TORM's strategy of expanding its fleet with second-hand vessels helps manage capital expenditure but also exposes it to the risks of an aging fleet over the long term. While the current market dynamics are strong, investors must weigh these against the inherent cyclicality and the potential for rapid shifts in supply and demand that define the product tanker sector.
Valuation and Investor Implications for TORM plc
Considering TORM plc's current market position and financial metrics, investors face a nuanced decision. The stock trades at a P/E ratio of 10.68, which is relatively attractive compared to the broader market, especially given its robust dividend yield of 6.9%. Its P/B ratio of 1.39 suggests it's trading at a modest premium to its book value of $22.03 per share, while an EV/EBITDA of 6.86 indicates a reasonable valuation for its enterprise value.

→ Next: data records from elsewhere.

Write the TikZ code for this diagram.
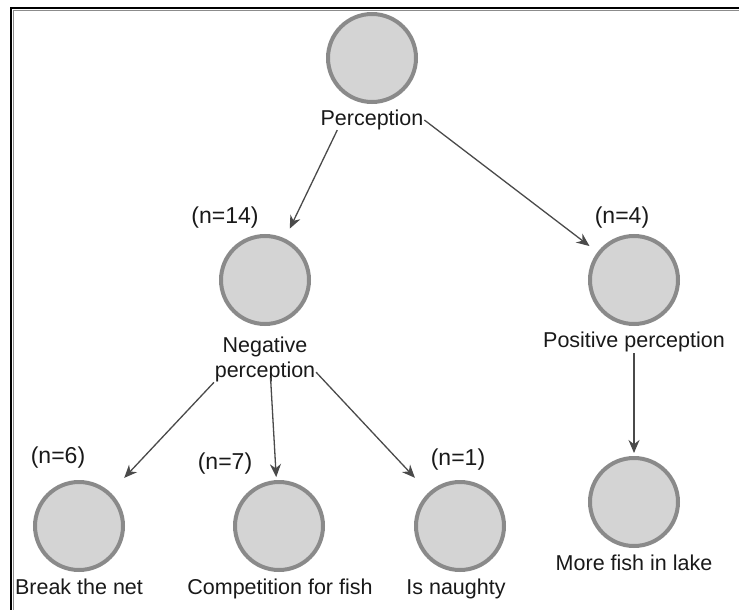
\documentclass[tikz,border=0pt]{standalone}
\usepackage{fontspec}
\setmainfont{Liberation Sans}
\usetikzlibrary{arrows.meta}
\definecolor{nodefill}{HTML}{D4D4D4}
\definecolor{nodeedge}{HTML}{8A8A8A}
\definecolor{linkcol}{HTML}{4A4A4A}
\begin{document}
\begin{tikzpicture}[x=1pt,y=-1pt,
  topic/.style={circle, draw=nodeedge, fill=nodefill, line width=4pt,
                minimum size=88pt, inner sep=0pt},
  caption/.style={anchor=base, inner sep=0pt, text=black!90,
                  font=\fontsize{21.5}{25}\selectfont},
  count/.style={caption, font=\fontsize{23}{25}\selectfont},
  link/.style={draw=linkcol, line width=1.3pt,
               -{Stealth[length=13pt,width=11pt]}}]
\useasboundingbox (0,0) rectangle (739,610);

% window frame
\draw[black!45, line width=0.8pt] (13,610) -- (13,10) -- (739,10);
\draw[black, line width=2.5pt] (11,610) -- (11,8) -- (739,8);

% topic circles
\node[topic] (perc) at (372,58)  {};
\node[topic] (neg)  at (265,280) {};
\node[topic] (pos)  at (634,280) {};
\node[topic] (fish) at (634,502) {};
\node[topic] (net)  at (79,526)  {};
\node[topic] (comp) at (279,526) {};
\node[topic] (naug) at (460,526) {};

% captions
\node[caption] (percL) at (372,125) {Perception};
\node[caption] (negL1) at (265,352) {Negative};
\node[caption] (negL2) at (265,377) {perception};
\node[count]   (negN)  at (225,223) {(n=14)};
\node[caption] (posL)  at (634,347) {Positive perception};
\node[count]   (posN)  at (622,223) {(n=4)};
\node[caption] (fishL) at (634,570) {More fish in lake};
\node[caption] (netL)  at (79,594)  {Break the net};
\node[count]   (netN)  at (58,463)  {(n=6)};
\node[caption] (compL) at (280,594) {Competition for fish};
\node[count]   (compN) at (225,469) {(n=7)};
\node[caption] (naugL) at (456,594) {Is naughty};
\node[count]   (naugN) at (458,465) {(n=1)};

% connectors
\draw[link, shorten <=80pt, shorten >=57pt] (perc.center) -- (neg.center);
\draw[link, shorten <=1pt, shorten >=56pt] (percL.east) -- (pos.center);
\draw[link, shorten <=1pt, shorten >=66pt] (negL2.south west) -- (net.center);
\draw[link, shorten <=98pt, shorten >=49pt] (neg.center) -- (comp.center);
\draw[link, shorten <=1pt, shorten >=66pt] (negL2.east) -- (naug.center);
\draw[link, shorten <=73pt, shorten >=49pt] (pos.center) -- (fish.center);
\end{tikzpicture}
\end{document}
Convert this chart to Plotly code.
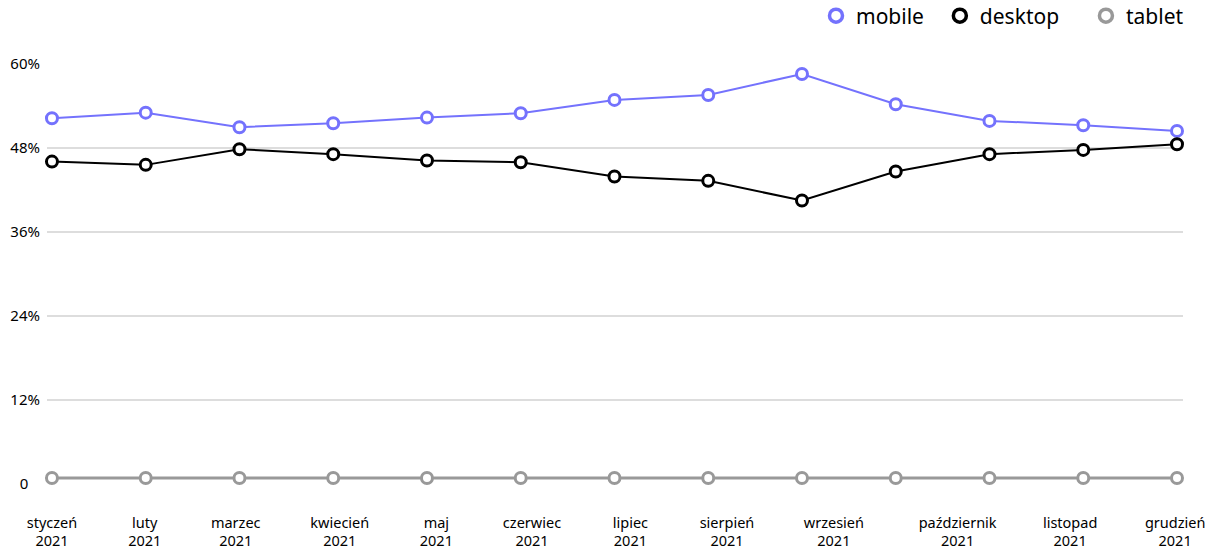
import plotly.graph_objects as go

# ---- data ----
periods = list(range(13))  # 13 equally spaced reporting periods
mobile = [52.25, 53.05, 50.97, 51.54, 52.34, 52.97, 54.87, 55.58, 58.58, 54.25, 51.87, 51.26, 50.44]
desktop = [46.06, 45.59, 47.83, 47.12, 46.22, 45.97, 43.92, 43.31, 40.50, 44.64, 47.12, 47.73, 48.54]
tablet = [0.85, 0.85, 0.85, 0.85, 0.85, 0.85, 0.85, 0.85, 0.85, 0.85, 0.85, 0.85, 0.85]

month_labels = ["styczeń", "luty", "marzec", "kwiecień", "maj", "czerwiec",
                "lipiec", "sierpień", "wrzesień", "październik", "listopad", "grudzień"]
year_label = "2021"
y_ticks = [0, 12, 24, 36, 48, 60]
y_tick_text = ["0\u00a0\u00a0\u00a0", "12%", "24%", "36%", "48%", "60%"]

# label positions along the period axis (as in the reference)
label_pos = [0.0, 0.99, 1.96, 3.07, 4.10, 5.12, 6.17, 7.20, 8.34, 9.66, 10.86, 11.98]

series = [("mobile", mobile, "#7472fd", 2),
          ("desktop", desktop, "#000000", 2),
          ("tablet", tablet, "#999999", 3)]

FONT = "Noto Sans"
legend_pad = ["\u00a0\u00a0", "\u00a0\u00a0\u00a0\u00a0", ""]
fig = go.Figure()
for name, vals, color, lw in series:
    fig.add_trace(go.Scatter(
        x=periods, y=vals, mode="lines+markers", name=name, showlegend=False,
        line=dict(color=color, width=lw),
        marker=dict(symbol="circle", size=11, color="white",
                    line=dict(color=color, width=3)),
        cliponaxis=False, hoverinfo="skip"))
for (name, vals, color, lw), pad in zip(series, legend_pad):
    fig.add_trace(go.Scatter(
        x=[None], y=[None], mode="markers", name=name + pad, showlegend=True,
        marker=dict(symbol="circle", size=13, color="white",
                    line=dict(color=color, width=3.5))))

fig.update_layout(
    width=1206, height=553,
    margin=dict(l=47, r=23, t=64, b=69, pad=0, autoexpand=False),
    paper_bgcolor="white", plot_bgcolor="white",
    font=dict(family=FONT, color="#000000", size=13),
    showlegend=True,
    legend=dict(orientation="h", x=0.9859, xanchor="right", xref="container",
                y=0.971, yanchor="middle", yref="container",
                font=dict(size=21, family=FONT, color="#000"),
                itemwidth=30, bgcolor="rgba(0,0,0,0)"),
    xaxis=dict(range=[-0.053, 12.064], showgrid=False, zeroline=False,
               showline=False, tickmode="array", tickvals=label_pos,
               ticktext=[f"{m}<br>{year_label}" for m in month_labels],
               ticks="", ticklabelstandoff=28,
               tickfont=dict(size=14.5, family=FONT, color="#000")),
    yaxis=dict(range=[0, 60], showgrid=True, gridcolor="#dddddd", gridwidth=1.5,
               zeroline=False, showline=False, tickmode="array",
               tickvals=y_ticks, ticktext=y_tick_text, ticks="",
               ticklabelstandoff=6,
               tickfont=dict(size=15, family=FONT, color="#000")),
)
fig.write_html("out.html")
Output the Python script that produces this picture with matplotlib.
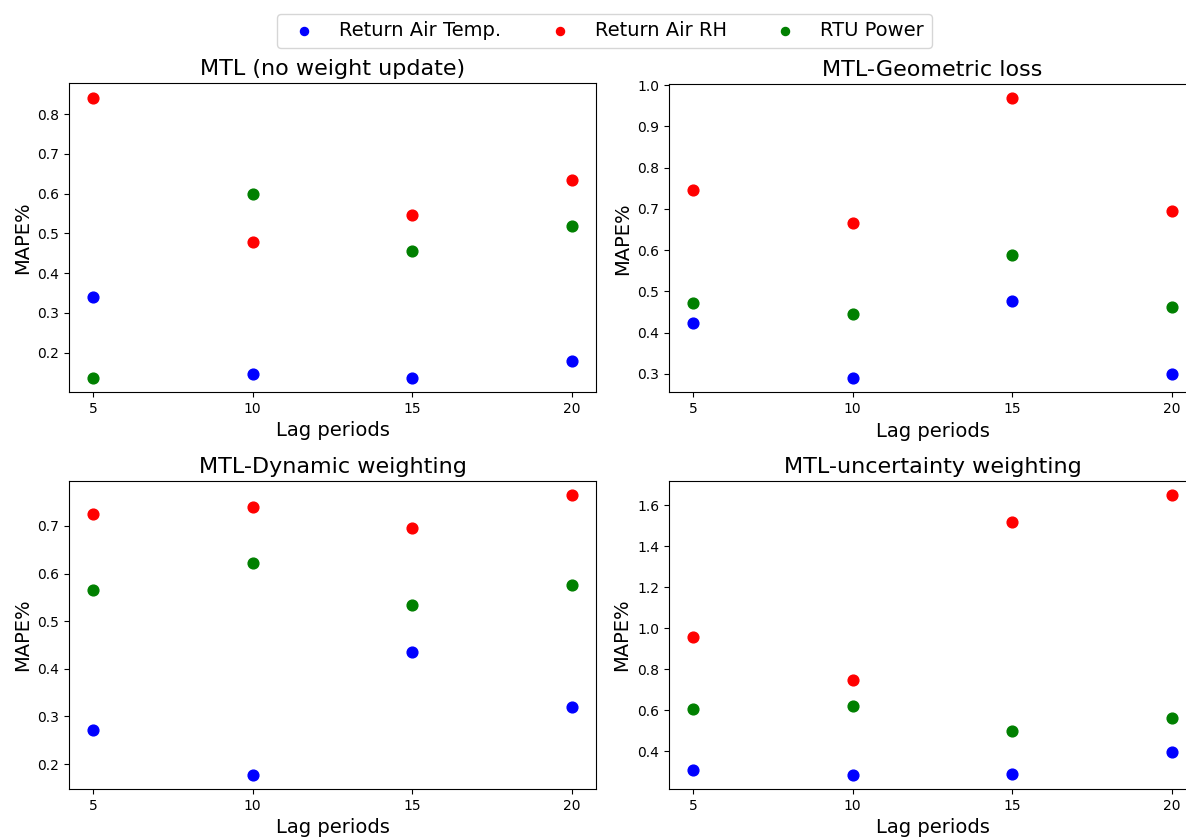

However, the company's recent growth figures show a significant slowdown, with FY2025 revenue, net income, and EPS all declining. While analysts project a rebound in EPS for 2026, the overall industry is still expected to grow slower than TORM's historical five-year average of 17%. This suggests that while the company is profitable and returns capital to shareholders, its growth trajectory might be moderating.
For income-focused investors, TORM's dividend is a primary draw, but its variability must be factored in. The high payout ratio of 68.6% means that a substantial portion of earnings is distributed, but this also makes the dividend susceptible to market downturns. Value investors, following Marks' lead, might see the current valuation as fair, but perhaps not deeply undervalued enough to warrant aggressive buying, especially after the stock's recent run-up.
Ultimately, TORM plc presents a compelling case for those who believe in the sustained structural tailwinds for refined product tankers and are comfortable with the cyclical nature of the shipping industry. Its strong operational margins (gross 43.4%, net 21.4%) and efficient asset turnover of 0.40 demonstrate solid management. However, the recent stake reduction by Howard Marks, even if for profit-taking, serves as a prudent reminder to balance the attractive yield and market tailwinds with the inherent risks of a volatile sector.
TORM plc offers a unique blend of income and exposure to critical global trade routes. While Howard Marks has trimmed his stake, the company's fundamental strengths in the product tanker market remain compelling. Investors should weigh the attractive dividend yield and structural tailwinds against the industry's inherent cyclicality and the potential for future earnings volatility.